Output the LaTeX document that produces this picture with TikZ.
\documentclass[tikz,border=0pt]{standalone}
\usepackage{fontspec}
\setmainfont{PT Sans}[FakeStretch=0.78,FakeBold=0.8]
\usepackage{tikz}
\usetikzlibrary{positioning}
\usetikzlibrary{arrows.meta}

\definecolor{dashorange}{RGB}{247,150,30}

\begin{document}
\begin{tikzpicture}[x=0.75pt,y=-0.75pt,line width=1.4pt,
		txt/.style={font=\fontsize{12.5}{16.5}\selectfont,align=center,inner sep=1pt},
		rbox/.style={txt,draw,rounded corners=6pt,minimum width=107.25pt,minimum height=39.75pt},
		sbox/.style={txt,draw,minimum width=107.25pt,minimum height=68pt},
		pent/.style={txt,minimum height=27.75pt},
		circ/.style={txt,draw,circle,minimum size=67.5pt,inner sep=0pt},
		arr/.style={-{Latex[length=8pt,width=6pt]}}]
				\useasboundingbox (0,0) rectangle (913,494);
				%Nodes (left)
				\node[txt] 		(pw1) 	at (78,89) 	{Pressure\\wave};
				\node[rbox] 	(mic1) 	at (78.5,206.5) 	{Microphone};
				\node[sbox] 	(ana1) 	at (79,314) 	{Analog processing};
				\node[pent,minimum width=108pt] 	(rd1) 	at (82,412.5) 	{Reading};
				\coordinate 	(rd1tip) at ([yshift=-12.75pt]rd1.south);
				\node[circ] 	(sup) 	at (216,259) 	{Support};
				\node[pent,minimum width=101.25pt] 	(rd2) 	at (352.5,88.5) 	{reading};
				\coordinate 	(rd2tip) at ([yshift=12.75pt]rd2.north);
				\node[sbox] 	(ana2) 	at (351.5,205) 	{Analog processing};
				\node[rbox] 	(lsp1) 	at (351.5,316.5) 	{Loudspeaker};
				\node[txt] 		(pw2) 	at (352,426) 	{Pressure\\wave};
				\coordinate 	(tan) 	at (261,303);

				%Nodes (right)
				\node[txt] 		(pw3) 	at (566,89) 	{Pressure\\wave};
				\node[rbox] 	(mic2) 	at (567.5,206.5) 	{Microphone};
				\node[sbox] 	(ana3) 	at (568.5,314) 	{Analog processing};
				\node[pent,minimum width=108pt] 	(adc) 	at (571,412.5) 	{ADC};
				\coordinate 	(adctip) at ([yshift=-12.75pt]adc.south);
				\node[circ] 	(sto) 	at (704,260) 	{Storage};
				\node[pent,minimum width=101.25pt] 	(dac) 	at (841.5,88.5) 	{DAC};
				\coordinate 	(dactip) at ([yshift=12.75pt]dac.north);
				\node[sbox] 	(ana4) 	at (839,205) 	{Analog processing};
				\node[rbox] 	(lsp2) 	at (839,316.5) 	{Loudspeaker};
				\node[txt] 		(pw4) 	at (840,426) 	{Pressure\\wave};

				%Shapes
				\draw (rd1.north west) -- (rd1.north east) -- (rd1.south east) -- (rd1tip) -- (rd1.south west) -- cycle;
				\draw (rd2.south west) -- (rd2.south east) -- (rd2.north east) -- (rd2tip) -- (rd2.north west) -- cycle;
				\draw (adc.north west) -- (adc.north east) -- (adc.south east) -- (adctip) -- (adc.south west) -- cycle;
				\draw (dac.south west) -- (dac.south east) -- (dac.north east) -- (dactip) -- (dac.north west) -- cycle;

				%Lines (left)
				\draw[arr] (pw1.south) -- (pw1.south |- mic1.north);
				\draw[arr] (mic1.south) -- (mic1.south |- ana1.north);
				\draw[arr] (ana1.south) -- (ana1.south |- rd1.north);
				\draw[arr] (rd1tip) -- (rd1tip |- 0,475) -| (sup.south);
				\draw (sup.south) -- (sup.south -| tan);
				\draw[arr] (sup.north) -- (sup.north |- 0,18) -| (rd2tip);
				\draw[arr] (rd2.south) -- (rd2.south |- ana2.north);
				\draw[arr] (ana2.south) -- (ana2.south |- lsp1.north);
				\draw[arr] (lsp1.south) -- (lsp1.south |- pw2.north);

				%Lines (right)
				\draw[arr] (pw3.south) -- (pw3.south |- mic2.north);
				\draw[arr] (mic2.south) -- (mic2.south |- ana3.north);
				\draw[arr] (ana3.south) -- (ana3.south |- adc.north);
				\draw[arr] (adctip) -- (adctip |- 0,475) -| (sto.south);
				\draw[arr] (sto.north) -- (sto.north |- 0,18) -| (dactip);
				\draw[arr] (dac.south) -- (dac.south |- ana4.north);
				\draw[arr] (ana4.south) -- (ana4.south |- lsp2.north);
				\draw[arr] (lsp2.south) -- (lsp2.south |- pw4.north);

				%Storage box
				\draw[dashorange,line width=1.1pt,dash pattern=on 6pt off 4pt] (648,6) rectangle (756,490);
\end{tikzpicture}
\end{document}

=======

**Description of the task:** All of the lines above must be returned exactly.

**Solution to this exercise:**
Output the LaTeX document that produces this picture with TikZ.
\documentclass[tikz,border=0pt]{standalone}
\usepackage{fontspec}
\setmainfont{PT Sans}[FakeStretch=0.78,FakeBold=0.8]
\usepackage{tikz}
\usetikzlibrary{positioning}
\usetikzlibrary{arrows.meta}

\definecolor{dashorange}{RGB}{247,150,30}

\begin{document}
\begin{tikzpicture}[x=0.75pt,y=-0.75pt,line width=1.4pt,
		txt/.style={font=\fontsize{12.5}{16.5}\selectfont,align=center,inner sep=1pt},
		rbox/.style={txt,draw,rounded corners=6pt,minimum width=107.25pt,minimum height=39.75pt},
		sbox/.style={txt,draw,minimum width=107.25pt,minimum height=68pt},
		pent/.style={txt,minimum height=27.75pt},
		circ/.style={txt,draw,circle,minimum size=67.5pt,inner sep=0pt},
		arr/.style={-{Latex[length=8pt,width=6pt]}}]
				\useasboundingbox (0,0) rectangle (913,494);
				%Nodes (left)
				\node[txt] 		(pw1) 	at (78,89) 	{Pressure\\wave};
				\node[rbox] 	(mic1) 	at (78.5,206.5) 	{Microphone};
				\node[sbox] 	(ana1) 	at (79,314) 	{Analog processing};
				\node[pent,minimum width=108pt] 	(rd1) 	at (82,412.5) 	{Reading};
				\coordinate 	(rd1tip) at ([yshift=-12.75pt]rd1.south);
				\node[circ] 	(sup) 	at (216,259) 	{Support};
				\node[pent,minimum width=101.25pt] 	(rd2) 	at (352.5,88.5) 	{reading};
				\coordinate 	(rd2tip) at ([yshift=12.75pt]rd2.north);
				\node[sbox] 	(ana2) 	at (351.5,205) 	{Analog processing};
				\node[rbox] 	(lsp1) 	at (351.5,316.5) 	{Loudspeaker};
				\node[txt] 		(pw2) 	at (352,426) 	{Pressure\\wave};
				\coordinate 	(tan) 	at (261,303);

				%Nodes (right)
				\node[txt] 		(pw3) 	at (566,89) 	{Pressure\\wave};
				\node[rbox] 	(mic2) 	at (567.5,206.5) 	{Microphone};
				\node[sbox] 	(ana3) 	at (568.5,314) 	{Analog processing};
				\node[pent,minimum width=108pt] 	(adc) 	at (571,412.5) 	{ADC};
				\coordinate 	(adctip) at ([yshift=-12.75pt]adc.south);
				\node[circ] 	(sto) 	at (704,260) 	{Storage};
				\node[pent,minimum width=101.25pt] 	(dac) 	at (841.5,88.5) 	{DAC};
				\coordinate 	(dactip) at ([yshift=12.75pt]dac.north);
				\node[sbox] 	(ana4) 	at (839,205) 	{Analog processing};
				\node[rbox] 	(lsp2) 	at (839,316.5) 	{Loudspeaker};
				\node[txt] 		(pw4) 	at (840,426) 	{Pressure\\wave};

				%Shapes
				\draw (rd1.north west) -- (rd1.north east) -- (rd1.south east) -- (rd1tip) -- (rd1.south west) -- cycle;
				\draw (rd2.south west) -- (rd2.south east) -- (rd2.north east) -- (rd2tip) -- (rd2.north west) -- cycle;
				\draw (adc.north west) -- (adc.north east) -- (adc.south east) -- (adctip) -- (adc.south west) -- cycle;
				\draw (dac.south west) -- (dac.south east) -- (dac.north east) -- (dactip) -- (dac.north west) -- cycle;

				%Lines (left)
				\draw[arr] (pw1.south) -- (pw1.south |- mic1.north);
				\draw[arr] (mic1.south) -- (mic1.south |- ana1.north);
				\draw[arr] (ana1.south) -- (ana1.south |- rd1.north);
				\draw[arr] (rd1tip) -- (rd1tip |- 0,475) -| (sup.south);
				\draw (sup.south) -- (sup.south -| tan);
				\draw[arr] (sup.north) -- (sup.north |- 0,18) -| (rd2tip);
				\draw[arr] (rd2.south) -- (rd2.south |- ana2.north);
				\draw[arr] (ana2.south) -- (ana2.south |- lsp1.north);
				\draw[arr] (lsp1.south) -- (lsp1.south |- pw2.north);

				%Lines (right)
				\draw[arr] (pw3.south) -- (pw3.south |- mic2.north);
				\draw[arr] (mic2.south) -- (mic2.south |- ana3.north);
				\draw[arr] (ana3.south) -- (ana3.south |- adc.north);
				\draw[arr] (adctip) -- (adctip |- 0,475) -| (sto.south);
				\draw[arr] (sto.north) -- (sto.north |- 0,18) -| (dactip);
				\draw[arr] (dac.south) -- (dac.south |- ana4.north);
				\draw[arr] (ana4.south) -- (ana4.south |- lsp2.north);
				\draw[arr] (lsp2.south) -- (lsp2.south |- pw4.north);

				%Storage box
				\draw[dashorange,line width=1.1pt,dash pattern=on 6pt off 4pt] (648,6) rectangle (756,490);
\end{tikzpicture}
\end{document}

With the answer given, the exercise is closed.